In footage distributed by The Associated Press, many of the men are bearded and shirtless, wearing safety helmets. Some of them are playing dominoes and cards. At one point, they all applaud. After they sing the national anthem, the miners chant. A few men deliver greetings to loved ones.


According to The Guardian, "the men shot the video with a camera sent down to them through a small shaft drilled to their emergency shelter in the San Jose mine."

The camera was sent down through a borehole used for communications. Another small hole that snakes down to the men's shelter is used for lowering food, while a third provides ventilation.

In The New York Times yesterday, foreign correspondent Alexei Barrionuevo details the Chilean response to the mining disaster, which a landslide caused three weeks ago.

Officials have consulted psychologists and NASA scientists.

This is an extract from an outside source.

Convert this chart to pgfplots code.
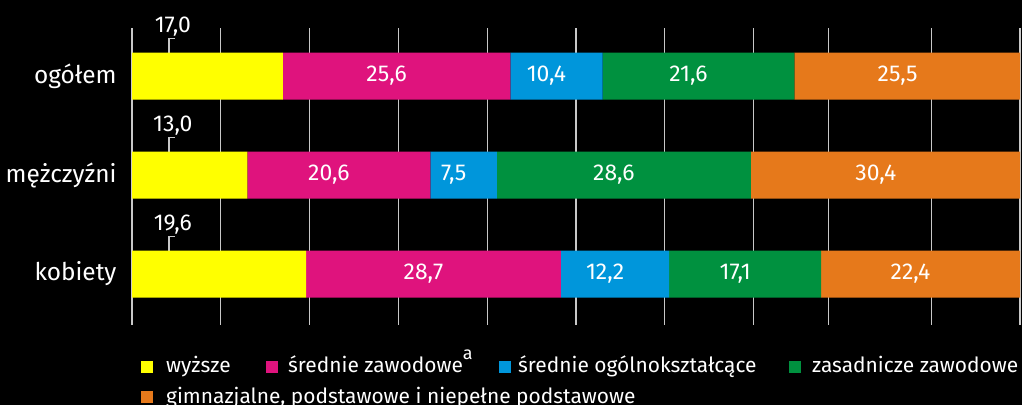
\documentclass[border=0pt]{standalone}
\usepackage{pgfplots}
\pgfplotsset{compat=1.18}
\usepackage{pgfplotstable}
\usepackage{fontspec}
\setmainfont{Fira Sans}
\definecolor{cyel}{RGB}{255,255,0}
\definecolor{cpink}{RGB}{223,19,125}
\definecolor{cblue}{RGB}{0,150,219}
\definecolor{cgreen}{RGB}{0,145,63}
\definecolor{corange}{RGB}{230,121,27}
\definecolor{cgrid}{RGB}{200,200,200}
\pgfplotstableread{
y wy sz so zz gp
0 17.0 25.6 10.4 21.6 25.5
1 13.0 20.6 7.5 28.6 30.4
2 19.6 28.7 12.2 17.1 22.4
}\data
\pgfplotstablecreatecol[create col/expr={0.5*\thisrow{sz}+\thisrow{wy}}]{msz}{\data}
\pgfplotstablecreatecol[create col/expr={0.5*\thisrow{so}+\thisrow{sz}+\thisrow{wy}}]{mso}{\data}
\pgfplotstablecreatecol[create col/expr={0.5*\thisrow{zz}+\thisrow{so}+\thisrow{sz}+\thisrow{wy}}]{mzz}{\data}
\pgfplotstablecreatecol[create col/expr={0.5*\thisrow{gp}+\thisrow{zz}+\thisrow{so}+\thisrow{sz}+\thisrow{wy}}]{mgp}{\data}
\pgfplotsset{base/.style={
  at={(132bp,80bp)}, anchor=south west,
  scale only axis, width=888bp, height=297bp,
  xmin=0, xmax=100, ymin=-0.485, ymax=2.515, y dir=reverse}}
\begin{document}
\begin{tikzpicture}
\fill[black] (0,0) rectangle (1022bp,405bp);
\useasboundingbox (0,0) rectangle (1022bp,405bp);
\begin{axis}[base,
  xbar stacked, bar width=0.475,
  xtick={0,10,20,30,40,50,60,70,78.4,90,100}, xticklabels={},
  xmajorgrids, major grid style={cgrid, line width=1.3bp},
  ytick={0,1,2}, yticklabels={ogółem, mężczyźni, kobiety},
  yticklabel style={text=white, font=\fontsize{24.5}{28}\selectfont, xshift=-12bp},
  axis line style={draw=none}, tick style={draw=none},
]
\addplot[fill=cyel, draw=none] table[x=wy, y=y] {\data};
\addplot[fill=cpink, draw=none] table[x=sz, y=y] {\data};
\addplot[fill=cblue, draw=none] table[x=so, y=y] {\data};
\addplot[fill=cgreen, draw=none] table[x=zz, y=y] {\data};
\addplot[fill=corange, draw=none] table[x=gp, y=y] {\data};
\draw[cgrid, line width=1.2bp] (axis cs:4.17,-0.2375) -- (axis cs:4.17,-0.38) -- (axis cs:4.85,-0.38);
\draw[cgrid, line width=1.2bp] (axis cs:4.17,0.7625) -- (axis cs:4.17,0.62) -- (axis cs:4.85,0.62);
\draw[cgrid, line width=1.2bp] (axis cs:4.17,1.7625) -- (axis cs:4.17,1.62) -- (axis cs:4.85,1.62);
\end{axis}
\begin{axis}[base, hide axis,
  /pgf/number format/.cd, fixed, fixed zerofill, precision=1, use comma, assume math mode=true,
  /pgfplots/.cd,
  every node near coord/.append style={text=white, font=\fontsize{23}{27}\selectfont, anchor=center, xshift=-10bp},
  lab/.style={draw=none, mark=none, nodes near coords, point meta=explicit},
]
\addplot[lab, every node near coord/.append style={anchor=base, xshift=10bp, yshift=44bp}]
  table[x expr=4.6, y=y, meta=wy] {\data};
\addplot[lab] table[x=msz, y=y, meta=sz] {\data};
\addplot[lab] table[x=mso, y=y, meta=so] {\data};
\addplot[lab] table[x=mzz, y=y, meta=zz] {\data};
\addplot[lab] table[x=mgp, y=y, meta=gp] {\data};
\end{axis}
\begin{scope}[every node/.style={text=white, font=\fontsize{21}{25}\selectfont, anchor=base west, inner sep=0pt}]
\fill[cyel] (141bp,32bp) rectangle (153bp,44bp);
\node at (166bp,33bp) {wyższe};
\fill[cpink] (266bp,32bp) rectangle (278bp,44bp);
\node at (288bp,33bp) {średnie zawodowe\raisebox{13bp}{\fontsize{18}{20}\selectfont a}};
\fill[cblue] (499bp,32bp) rectangle (511bp,44bp);
\node at (518bp,33bp) {średnie ogólnokształcące};
\fill[cgreen] (789bp,32bp) rectangle (801bp,44bp);
\node at (812bp,33bp) {zasadnicze zawodowe};
\fill[corange] (141bp,2bp) rectangle (153bp,14bp);
\node at (166bp,2bp) {gimnazjalne, podstawowe i niepełne podstawowe};
\end{scope}
\end{tikzpicture}
\end{document}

They've lowered an entertainment system into the mine. They've even sent nicotine gum down the bore hole, to pacify miners who smoke.

The federal government may be doing a lot, but the owner of the mine has done precious little, The Guardian reports:

What the men may not know is that the mining company that hired them is doing nothing to help the rescue attempt. The San Esteban company says it cannot afford to pay their wages and may go bankrupt.

San Esteban is in such bad shape that it has neither the equipment nor the money to rescue the men. The escape tunnel, which will cost about £1.1 million ($1.7 million), will instead be drilled by Chile's state-owned mining company.

Earlier this week, San Esteban lawyers said that with the mine shut down the company was at risk of bankruptcy.